I have copies of the two Motorola manuals, and they are comprehensive and quite useful. The OP is tremendously helpful as well because it's a bit higher level. Now I can flip between the manual for opcodes and the tutorial for assembler names and contextual understanding.
I'm excited to dig into this thread as well. There's a lot here that looks fascinating. Particularly the microcode exploration, the reference on the sound chip, and the interrupt handling. Not to mention timing information.
I haven't gotten much further in my experimentation than rudimentary execution of a few opcodes, and have mostly been floundering around trying to make the code and project feel ergonomic. I'm discovering (and expected) that there is quite a lot of stuff you want to set up early on in a project like this. Mainly debugging and other sundry tooling.
I'm away from my laptop, but I'll try to post the code somewhere tomorrow.
"The only proper way to understand 80x86 coding is to realize that ALL 80x86 OPCODES ARE CODED IN OCTAL. [...] For some reason absolutely everybody misses all of this, even the Intel people who wrote the reference on the 8086 (and even the 8080)."
To a certain extent that's true of the 68000 too. Octal becomes convenient whenever you have a bunch of 3-bit fields. To me, the thing that's kind of gross about x86 are all the exceptions.
Outside of 64-bit mode you can't do byte operations on [e]si, [e]di, [e]bp or [e]sp (though for the last of those, there is little reason you would want to). In 64-bit mode, you can do that with a REX prefix, but then you can't access the ah, bh, ch and dh. There's only one size bit in the main opcode byte so they had to add a prefix byte when they added 32-bit support and another one when they extended to 64-bit. Unsigned multiply instructions have a fixed destination register/register pair. Numerous instructions have special shorter encodings you can use for certain registers.
All of this makes a lot of sense in the context of the 8086. It needed to be easy to port assembly from the 8080 and memory was incredibly limited. As a product of its time it seems like a pretty good design, but it wasn't a forward thinking design. The 68000 by contrast was a (mostly) 16-bit implementation of a 32-bit, forward-looking, ISA. It's a shame x86 survived while 68K is mostly dead.
The problem is that for x86 the way the opcodes are defined (both Intel and AT&T syntax) suggests a much more orthogonal instruction set than it is (in x86-64 it is even worse). So I consider the problem that you tell in your second paragraph as the classical problem of hitting the walls of a leaky abstraction (full disclosure: for some private side project that I work on I try to develop a way to mitigate this problem; don't ask me about details yet).

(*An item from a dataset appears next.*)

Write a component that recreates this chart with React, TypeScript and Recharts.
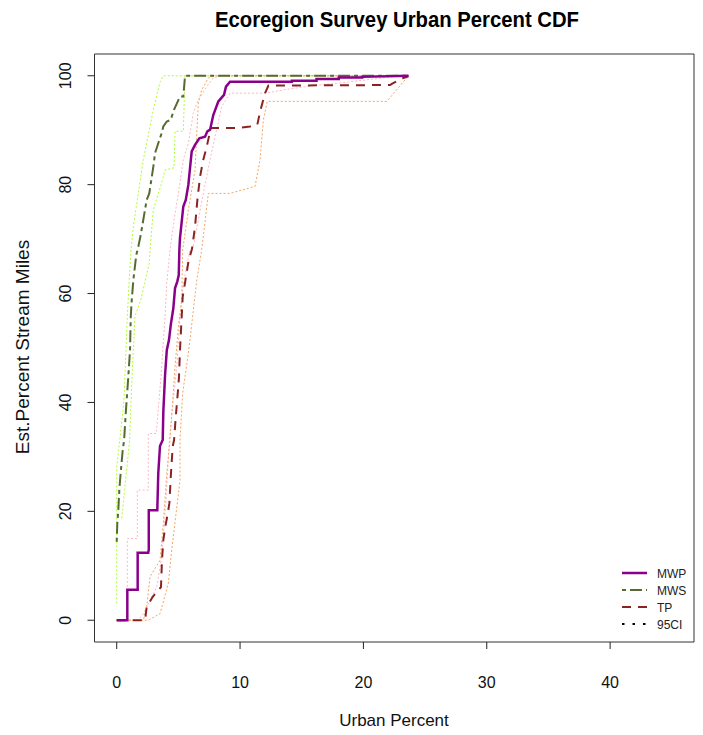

BTW there are (were) two main forms of assembler formats, the one shown above and "unix form" which is a little more terse "movl" vs. "move.l" addressing modes are also slightly different - neither is 'right', you use what your tools do
I think there's still one or two variants of the original family available from the usual places (Mouser, etc). Then there's Coldfire, which is more modern with things like on-board peripherals and debugger support.